Écrit par : sophie monnier | 25/04/2013

Bonsoir. merci pour le lien, je l'écouterais volontiers, j'étais même tenté à Clermont d'aller à cet "expresso".
Il se trouve que ce sujet m'intéresse particulièrement. Vous soulevez plusieurs points assez complexes. Disons que sur les bombardements, le refus des alliés de bombarder Auschwitz (pour tout un tas de raisons) a et continue de faire polémique. Montrer un bombardement n'est pas anodin s'il n'a pas existé. Je trouve que c'est un jeu avec la réalité qui est dangereux d'autant que la dimension onirique du film renforce la confusion quand aux informations qu'il contient. De mémoire, on voit bien le portail caractéristique de Auschwitz avec l'inscription "Arbeit macht frei".

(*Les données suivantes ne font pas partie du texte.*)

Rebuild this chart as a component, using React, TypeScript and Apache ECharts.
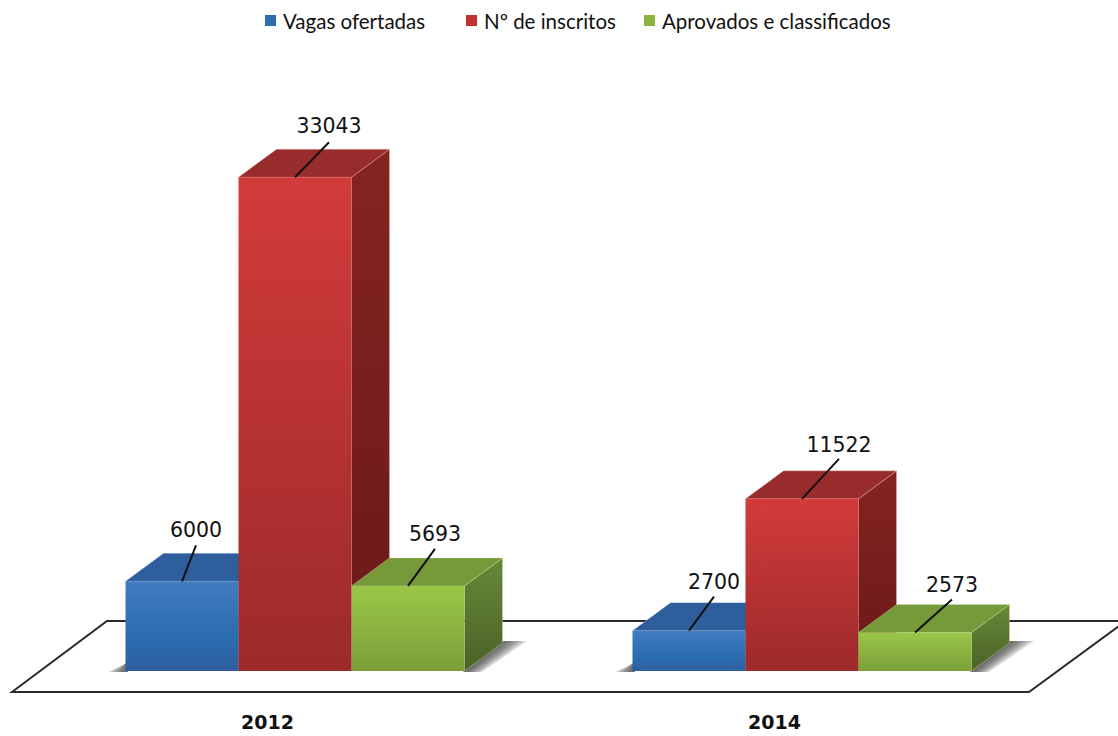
import React, { useEffect, useRef } from "react";
import * as echarts from "echarts";

const years = ["2012", "2014"];
const seriesNames = ["Vagas ofertadas", "Nº de inscritos", "Aprovados e classificados"];
const vagas = [6000, 2700];
const inscritos = [33043, 11522];
const aprovados = [5693, 2573];

// Leader line end offset from each bar's front-top centre: [dx, dy] per year
const leaderOffsets = [
  [[14, -36], [25, -34]],
  [[34, -35], [37, -40]],
  [[27, -37], [37, -33]],
];
// Gap from leader end up to the label's centre, per year
const labelLift = [
  [15, 15],
  [16, 14],
  [15, 15],
];
const legendLefts = [260, 461, 639];

const palettes = [
  { legend: "#2f6db3", halo: "rgba(190,205,235,0.35)", front: [[0, "#437bc1"], [0.65, "#2a6cb0"], [1, "#305f9e"]], top: "#2e5f9c", side: ["#2a5588", "#234a78"] },
  { legend: "#c0322f", halo: "rgba(240,195,180,0.35)", front: [[0, "#d33b3b"], [1, "#9c2a2a"]], top: "#982c2c", side: ["#852420", "#69191a"] },
  { legend: "#8cb43f", halo: "rgba(215,230,185,0.35)", front: [[0, "#9ac748"], [1, "#7b9f38"]], top: "#76993a", side: ["#678838", "#4a6327"] },
];

const DEPTH_X = 38;
const DEPTH_Y = 28;
const BAR_FRACTION = 113 / 507;
const SHADOW_STEPS = [4, 8, 12, 16, 20, 24];

function vGrad(stops: any[]) {
  return new echarts.graphic.LinearGradient(0, 0, 0, 1, stops.map(([offset, color]) => ({ offset, color })));
}

function barRenderer(seriesIndex: number) {
  const pal = palettes[seriesIndex];
  return (params: any, api: any) => {
    const cat = api.value(0);
    const value = api.value(1);
    const base = api.coord([cat, 0]);
    const top = api.coord([cat, value]);
    const w = api.size([1, 0])[0] * BAR_FRACTION;
    const x0 = base[0] + (seriesIndex - 1.5) * w - 0.5;
    const x1 = x0 + w;
    const y0 = top[1];
    const y1 = base[1];
    const cx = (x0 + x1) / 2;
    const [dx, dy] = leaderOffsets[seriesIndex][params.dataIndex];
    return {
      type: "group",
      children: [
        {
          type: "polygon",
          shape: { points: [[x1, y0], [x1 + DEPTH_X, y0 - DEPTH_Y], [x1 + DEPTH_X, y1 - DEPTH_Y], [x1, y1]] },
          style: { fill: vGrad([[0, pal.side[0]], [1, pal.side[1]]]), stroke: pal.halo, lineWidth: 1 },
        },
        {
          type: "polygon",
          shape: { points: [[x0, y0], [x0 + DEPTH_X, y0 - DEPTH_Y], [x1 + DEPTH_X, y0 - DEPTH_Y], [x1, y0]] },
          style: { fill: pal.top, stroke: pal.halo, lineWidth: 1 },
        },
        {
          type: "rect",
          shape: { x: x0, y: y0, width: w, height: y1 - y0 },
          style: { fill: vGrad(pal.front) },
        },
        {
          type: "line",
          shape: { x1: cx, y1: y0, x2: cx + dx, y2: y0 + dy },
          style: { stroke: "#111", lineWidth: 2 },
        },
        {
          type: "text",
          x: cx + dx,
          y: y0 + dy - labelLift[seriesIndex][params.dataIndex],
          style: {
            text: String(value),
            fill: "#111",
            font: '20.5px "DejaVu Sans"',
            align: "center",
            verticalAlign: "middle",
          },
        },
      ],
    };
  };
}

function shadowRenderer(_params: any, api: any) {
  const base = api.coord([api.value(0), 0]);
  const w = api.size([1, 0])[0] * BAR_FRACTION;
  const left = base[0] - 1.5 * w;
  const right = base[0] + 1.5 * w;
  const y = base[1];
  const fill = "rgba(60,60,60,0.2)";
  return {
    type: "group",
    children: SHADOW_STEPS.flatMap((s) => [
      {
        type: "polygon",
        shape: { points: [[left - s * 0.75, y + 1], [left + 2, y - 12 + s * 0.15], [left + 2, y + 1]] },
        style: { fill },
      },
      {
        type: "polygon",
        shape: { points: [[right - 2, y + 1], [right + DEPTH_X, y - DEPTH_Y - 2], [right + DEPTH_X + s, y - DEPTH_Y - 2], [right + s * 0.7, y + 1]] },
        style: { fill },
      },
    ]),
  };
}

function toData(values: number[]) {
  return values.map((v, i) => [i, v]);
}

export default function App() {
  const ref = useRef<HTMLDivElement>(null);
  useEffect(() => {
    document.body.style.margin = "0";
    document.body.style.background = "#fff";
    const chart = echarts.init(ref.current!, undefined, { renderer: "svg" });
    chart.setOption({
      animation: false,
      backgroundColor: "#fff",
      legend: seriesNames.map((name, i) => ({
        data: [name],
        left: legendLefts[i],
        top: 5,
        icon: "rect",
        itemWidth: 11,
        itemHeight: 11,
        textStyle: { fontFamily: "Lato", fontSize: 20.5, color: "#111", padding: [0, 0, 0, 2] },
      })),
      grid: { left: 42, right: 62, top: 148, bottom: 65 },
      xAxis: {
        type: "category",
        data: years,
        axisLine: { show: false },
        axisTick: { show: false },
        axisLabel: {
          margin: 41,
          padding: [0, 56, 0, 0],
          fontFamily: "DejaVu Sans",
          fontWeight: "bold",
          fontSize: 19,
          color: "#111",
        },
      },
      yAxis: { type: "value", min: 0, max: 35000, show: false, splitLine: { show: false } },
      graphic: [
        {
          type: "polygon",
          z: 0,
          shape: { points: [[12, 692], [107, 621], [1126, 621], [1029, 692]] },
          style: { fill: "#fff", stroke: "#2a2a2a", lineWidth: 2 },
        },
      ],
      series: [
        {
          type: "custom",
          name: "base-shadow",
          z: 1,
          silent: true,
          renderItem: shadowRenderer,
          encode: { x: 0, y: 1 },
          data: toData([0, 0]),
        },
        ...[vagas, inscritos, aprovados].map((values, i) => ({
          type: "custom",
          name: seriesNames[i],
          z: 2 + i,
          renderItem: barRenderer(i),
          itemStyle: { color: palettes[i].legend },
          encode: { x: 0, y: 1 },
          data: toData(values),
        })),
      ],
    });
    return () => chart.dispose();
  }, []);
  return <div ref={ref} style={{ width: 1118, height: 736 }} />;
}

Pour ce qui est de Rivette (je ne suis pas de sa génération) je ne partage pas tout ce qu'il dit dans son fameux "travelling de Kapo", mais il pose assez justement le problème de ce que l'on choisi de montrer, ou pas. Il ne dit pas qu'il faut oublier ou se taire, mais trouver une façon qu'il estime "morale" de l'aborder par le cinéma. et si le cinéma a évolué, la question reste la même. ce n'est pas parce que l'on peut tout montrer techniquement qu'il faut le faire ou que cela donnera des images "justes". Le film dont nous parlons remet ces questions, effectivement, sur l'écran. Personnellement vous l'avez compris, je ne crois pas qu'un tel film, que j'ai trouvé confus et entretenant la confusion par sa forme (l'utilisation de la langue, les envolées graphiques, le montage rapide) puisse véhiculer une mémoire.
mais la discussion est intéressante.

Pour mémoire, il y a bien eu quelques bombes sur Auschwitz, mais larguées par erreur lors d'un raid sur Monowitz (le complexe industriel dont je parlais plus haut).